— Problem to work on —
Locate the string "this" throughout the material and copy every line in which it occurs.

[Charts and diagrams as code]
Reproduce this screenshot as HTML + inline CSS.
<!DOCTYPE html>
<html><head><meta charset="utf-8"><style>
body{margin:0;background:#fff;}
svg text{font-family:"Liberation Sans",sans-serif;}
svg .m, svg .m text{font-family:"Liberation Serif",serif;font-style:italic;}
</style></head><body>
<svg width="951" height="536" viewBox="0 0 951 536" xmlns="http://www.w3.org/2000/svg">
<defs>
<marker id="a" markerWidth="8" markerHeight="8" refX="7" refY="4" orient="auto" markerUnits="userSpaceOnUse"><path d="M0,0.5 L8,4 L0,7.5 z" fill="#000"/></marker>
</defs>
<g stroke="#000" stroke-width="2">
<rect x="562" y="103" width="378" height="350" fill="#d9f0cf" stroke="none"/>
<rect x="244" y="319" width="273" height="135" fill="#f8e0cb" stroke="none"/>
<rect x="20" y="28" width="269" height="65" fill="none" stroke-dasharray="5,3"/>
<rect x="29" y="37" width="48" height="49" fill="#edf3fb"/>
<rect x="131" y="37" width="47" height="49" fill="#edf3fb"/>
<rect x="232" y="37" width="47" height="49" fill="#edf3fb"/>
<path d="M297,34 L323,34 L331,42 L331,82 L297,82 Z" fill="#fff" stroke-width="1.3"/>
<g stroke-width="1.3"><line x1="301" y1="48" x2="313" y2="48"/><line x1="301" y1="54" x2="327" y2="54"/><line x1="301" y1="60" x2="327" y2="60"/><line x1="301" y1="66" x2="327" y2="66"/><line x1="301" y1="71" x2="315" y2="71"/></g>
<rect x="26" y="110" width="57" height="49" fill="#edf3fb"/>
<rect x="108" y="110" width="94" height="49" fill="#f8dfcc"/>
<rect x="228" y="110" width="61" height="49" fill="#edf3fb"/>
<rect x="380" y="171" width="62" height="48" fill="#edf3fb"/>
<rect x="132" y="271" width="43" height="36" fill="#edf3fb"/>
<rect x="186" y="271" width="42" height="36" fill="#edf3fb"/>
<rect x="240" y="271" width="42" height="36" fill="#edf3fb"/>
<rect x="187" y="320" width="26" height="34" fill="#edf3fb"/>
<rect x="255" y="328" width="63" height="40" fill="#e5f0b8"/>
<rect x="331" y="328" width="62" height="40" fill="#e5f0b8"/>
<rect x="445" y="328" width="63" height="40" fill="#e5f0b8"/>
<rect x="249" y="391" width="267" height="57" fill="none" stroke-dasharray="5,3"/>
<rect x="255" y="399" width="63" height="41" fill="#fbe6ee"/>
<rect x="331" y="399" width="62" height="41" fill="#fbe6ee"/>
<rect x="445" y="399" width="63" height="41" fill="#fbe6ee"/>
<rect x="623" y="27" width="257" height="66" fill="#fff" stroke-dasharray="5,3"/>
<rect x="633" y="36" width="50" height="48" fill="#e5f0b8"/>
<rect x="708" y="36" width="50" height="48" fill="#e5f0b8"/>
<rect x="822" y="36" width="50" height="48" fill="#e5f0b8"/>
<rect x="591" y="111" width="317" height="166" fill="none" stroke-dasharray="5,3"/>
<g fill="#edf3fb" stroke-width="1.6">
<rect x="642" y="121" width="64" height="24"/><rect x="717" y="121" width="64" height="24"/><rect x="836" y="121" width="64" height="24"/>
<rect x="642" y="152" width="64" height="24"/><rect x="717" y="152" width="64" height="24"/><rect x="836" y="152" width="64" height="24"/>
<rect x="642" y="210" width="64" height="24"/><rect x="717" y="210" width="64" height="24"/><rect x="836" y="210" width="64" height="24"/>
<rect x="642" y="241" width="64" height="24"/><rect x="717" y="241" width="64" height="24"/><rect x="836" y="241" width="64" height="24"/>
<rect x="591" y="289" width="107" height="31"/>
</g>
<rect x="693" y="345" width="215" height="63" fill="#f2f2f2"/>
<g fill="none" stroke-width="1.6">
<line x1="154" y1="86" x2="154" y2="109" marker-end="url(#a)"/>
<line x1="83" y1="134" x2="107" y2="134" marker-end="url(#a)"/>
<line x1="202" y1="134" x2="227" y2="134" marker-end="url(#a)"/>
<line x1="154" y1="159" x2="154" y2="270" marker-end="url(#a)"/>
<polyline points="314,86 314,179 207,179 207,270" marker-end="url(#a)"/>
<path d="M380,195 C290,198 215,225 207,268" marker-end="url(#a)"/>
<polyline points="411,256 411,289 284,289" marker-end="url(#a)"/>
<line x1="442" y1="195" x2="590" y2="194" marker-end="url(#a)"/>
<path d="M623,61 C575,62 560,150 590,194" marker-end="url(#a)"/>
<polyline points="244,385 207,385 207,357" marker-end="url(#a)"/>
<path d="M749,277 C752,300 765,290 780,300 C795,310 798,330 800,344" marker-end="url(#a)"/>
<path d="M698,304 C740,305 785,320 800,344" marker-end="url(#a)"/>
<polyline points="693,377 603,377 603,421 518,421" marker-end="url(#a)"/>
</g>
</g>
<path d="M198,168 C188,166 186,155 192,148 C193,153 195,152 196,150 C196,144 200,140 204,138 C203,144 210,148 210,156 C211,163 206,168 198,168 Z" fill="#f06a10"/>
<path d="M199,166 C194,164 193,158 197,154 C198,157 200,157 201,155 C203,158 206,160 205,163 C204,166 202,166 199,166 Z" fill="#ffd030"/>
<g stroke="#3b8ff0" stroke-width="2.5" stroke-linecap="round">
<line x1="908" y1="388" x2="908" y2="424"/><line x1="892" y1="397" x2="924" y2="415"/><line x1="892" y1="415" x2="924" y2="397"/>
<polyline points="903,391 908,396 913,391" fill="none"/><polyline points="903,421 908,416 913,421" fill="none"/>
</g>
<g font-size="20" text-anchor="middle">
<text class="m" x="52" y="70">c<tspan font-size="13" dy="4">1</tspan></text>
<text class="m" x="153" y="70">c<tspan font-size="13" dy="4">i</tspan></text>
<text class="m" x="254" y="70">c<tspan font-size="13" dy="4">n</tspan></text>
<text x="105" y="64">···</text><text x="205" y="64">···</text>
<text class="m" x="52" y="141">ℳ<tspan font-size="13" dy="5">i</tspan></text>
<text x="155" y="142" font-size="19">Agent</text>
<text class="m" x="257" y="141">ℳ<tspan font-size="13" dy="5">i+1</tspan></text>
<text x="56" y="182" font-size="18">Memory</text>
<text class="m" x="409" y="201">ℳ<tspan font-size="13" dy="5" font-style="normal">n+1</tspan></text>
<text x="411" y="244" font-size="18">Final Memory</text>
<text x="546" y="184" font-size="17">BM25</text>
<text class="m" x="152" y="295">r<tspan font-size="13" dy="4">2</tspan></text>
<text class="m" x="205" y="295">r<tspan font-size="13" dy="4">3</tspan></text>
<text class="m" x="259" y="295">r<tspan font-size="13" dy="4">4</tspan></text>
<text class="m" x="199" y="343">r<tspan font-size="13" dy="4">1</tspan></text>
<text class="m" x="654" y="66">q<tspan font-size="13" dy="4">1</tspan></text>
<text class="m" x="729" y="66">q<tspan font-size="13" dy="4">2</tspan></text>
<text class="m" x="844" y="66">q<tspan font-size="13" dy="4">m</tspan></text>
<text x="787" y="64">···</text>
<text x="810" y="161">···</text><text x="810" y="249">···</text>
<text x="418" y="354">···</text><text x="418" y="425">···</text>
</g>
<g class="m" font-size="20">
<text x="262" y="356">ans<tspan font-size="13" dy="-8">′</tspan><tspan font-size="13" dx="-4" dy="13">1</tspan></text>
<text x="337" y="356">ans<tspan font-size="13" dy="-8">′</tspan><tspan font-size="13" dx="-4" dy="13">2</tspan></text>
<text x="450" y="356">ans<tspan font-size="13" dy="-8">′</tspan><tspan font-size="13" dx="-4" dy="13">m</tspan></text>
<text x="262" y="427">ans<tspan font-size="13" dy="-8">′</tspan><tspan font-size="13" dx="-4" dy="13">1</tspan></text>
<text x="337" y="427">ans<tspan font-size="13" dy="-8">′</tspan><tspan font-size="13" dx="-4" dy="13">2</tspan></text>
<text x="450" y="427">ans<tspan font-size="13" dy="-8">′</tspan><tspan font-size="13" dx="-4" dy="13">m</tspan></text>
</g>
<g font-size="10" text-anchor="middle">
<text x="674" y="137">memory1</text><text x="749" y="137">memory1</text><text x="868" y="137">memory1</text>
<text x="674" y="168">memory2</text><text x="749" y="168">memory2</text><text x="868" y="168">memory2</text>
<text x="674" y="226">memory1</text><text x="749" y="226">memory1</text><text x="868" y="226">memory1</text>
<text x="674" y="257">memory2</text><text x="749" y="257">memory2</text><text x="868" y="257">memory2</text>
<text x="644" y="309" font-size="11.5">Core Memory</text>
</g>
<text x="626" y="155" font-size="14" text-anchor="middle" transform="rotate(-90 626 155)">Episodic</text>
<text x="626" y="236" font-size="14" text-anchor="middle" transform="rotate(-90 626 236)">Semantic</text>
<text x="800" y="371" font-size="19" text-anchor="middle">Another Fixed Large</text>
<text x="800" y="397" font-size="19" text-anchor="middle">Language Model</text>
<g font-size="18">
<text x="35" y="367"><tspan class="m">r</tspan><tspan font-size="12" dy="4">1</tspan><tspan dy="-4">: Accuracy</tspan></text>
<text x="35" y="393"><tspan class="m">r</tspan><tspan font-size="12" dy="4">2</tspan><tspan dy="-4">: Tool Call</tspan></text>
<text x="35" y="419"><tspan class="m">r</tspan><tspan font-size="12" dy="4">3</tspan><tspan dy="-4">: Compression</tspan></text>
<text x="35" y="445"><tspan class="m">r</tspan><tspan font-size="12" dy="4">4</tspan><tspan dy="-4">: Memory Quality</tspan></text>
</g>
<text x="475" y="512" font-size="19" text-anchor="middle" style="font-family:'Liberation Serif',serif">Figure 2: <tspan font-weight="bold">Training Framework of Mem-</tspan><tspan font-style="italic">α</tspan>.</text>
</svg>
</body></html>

---

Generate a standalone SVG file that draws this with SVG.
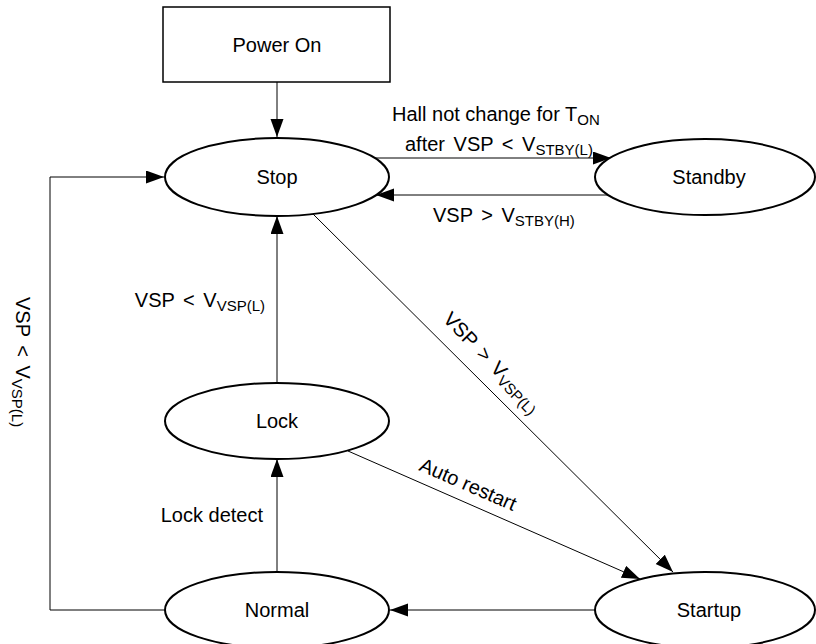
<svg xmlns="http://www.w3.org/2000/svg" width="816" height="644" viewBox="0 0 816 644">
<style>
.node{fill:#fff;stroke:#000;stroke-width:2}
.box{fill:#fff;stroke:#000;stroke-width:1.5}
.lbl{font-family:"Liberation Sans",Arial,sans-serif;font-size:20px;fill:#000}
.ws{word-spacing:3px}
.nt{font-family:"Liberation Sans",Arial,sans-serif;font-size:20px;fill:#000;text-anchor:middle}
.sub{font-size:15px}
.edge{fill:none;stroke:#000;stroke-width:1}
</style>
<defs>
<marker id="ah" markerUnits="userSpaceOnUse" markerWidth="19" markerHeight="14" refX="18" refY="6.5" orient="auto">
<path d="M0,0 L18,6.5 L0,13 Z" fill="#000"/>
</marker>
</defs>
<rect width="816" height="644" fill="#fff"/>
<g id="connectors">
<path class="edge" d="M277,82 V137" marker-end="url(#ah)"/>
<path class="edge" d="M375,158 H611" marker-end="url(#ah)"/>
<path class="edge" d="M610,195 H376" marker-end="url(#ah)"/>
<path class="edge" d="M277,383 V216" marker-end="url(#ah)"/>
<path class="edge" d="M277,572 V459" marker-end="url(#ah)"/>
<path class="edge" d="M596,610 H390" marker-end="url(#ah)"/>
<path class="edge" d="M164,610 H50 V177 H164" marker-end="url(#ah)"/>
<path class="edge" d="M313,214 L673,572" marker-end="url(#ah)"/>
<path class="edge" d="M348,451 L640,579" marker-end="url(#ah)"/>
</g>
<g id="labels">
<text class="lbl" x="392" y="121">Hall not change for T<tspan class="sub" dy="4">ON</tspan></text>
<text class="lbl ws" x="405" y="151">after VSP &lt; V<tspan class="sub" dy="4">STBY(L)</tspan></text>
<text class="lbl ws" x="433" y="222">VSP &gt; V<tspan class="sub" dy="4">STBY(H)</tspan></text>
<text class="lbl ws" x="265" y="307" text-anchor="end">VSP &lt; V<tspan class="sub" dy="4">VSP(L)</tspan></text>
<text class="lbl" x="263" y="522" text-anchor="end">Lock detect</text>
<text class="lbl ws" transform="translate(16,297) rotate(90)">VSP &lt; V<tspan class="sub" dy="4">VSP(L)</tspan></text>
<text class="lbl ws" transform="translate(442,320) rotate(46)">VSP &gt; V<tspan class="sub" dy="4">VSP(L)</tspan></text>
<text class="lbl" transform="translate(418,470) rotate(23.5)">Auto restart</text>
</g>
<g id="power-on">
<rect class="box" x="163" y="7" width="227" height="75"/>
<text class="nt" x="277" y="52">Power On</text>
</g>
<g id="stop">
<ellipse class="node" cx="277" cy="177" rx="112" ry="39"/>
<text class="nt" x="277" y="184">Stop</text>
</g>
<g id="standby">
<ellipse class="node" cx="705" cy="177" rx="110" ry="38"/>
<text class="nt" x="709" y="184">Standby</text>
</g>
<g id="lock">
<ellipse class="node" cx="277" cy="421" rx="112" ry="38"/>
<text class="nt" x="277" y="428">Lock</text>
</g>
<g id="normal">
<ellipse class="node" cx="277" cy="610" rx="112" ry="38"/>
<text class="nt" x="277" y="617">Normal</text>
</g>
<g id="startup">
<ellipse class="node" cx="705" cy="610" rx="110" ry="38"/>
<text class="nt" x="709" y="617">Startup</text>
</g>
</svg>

— Exercise output —
Reproduce this screenshot as HTML + inline CSS.
Generate a standalone SVG file that draws this with SVG.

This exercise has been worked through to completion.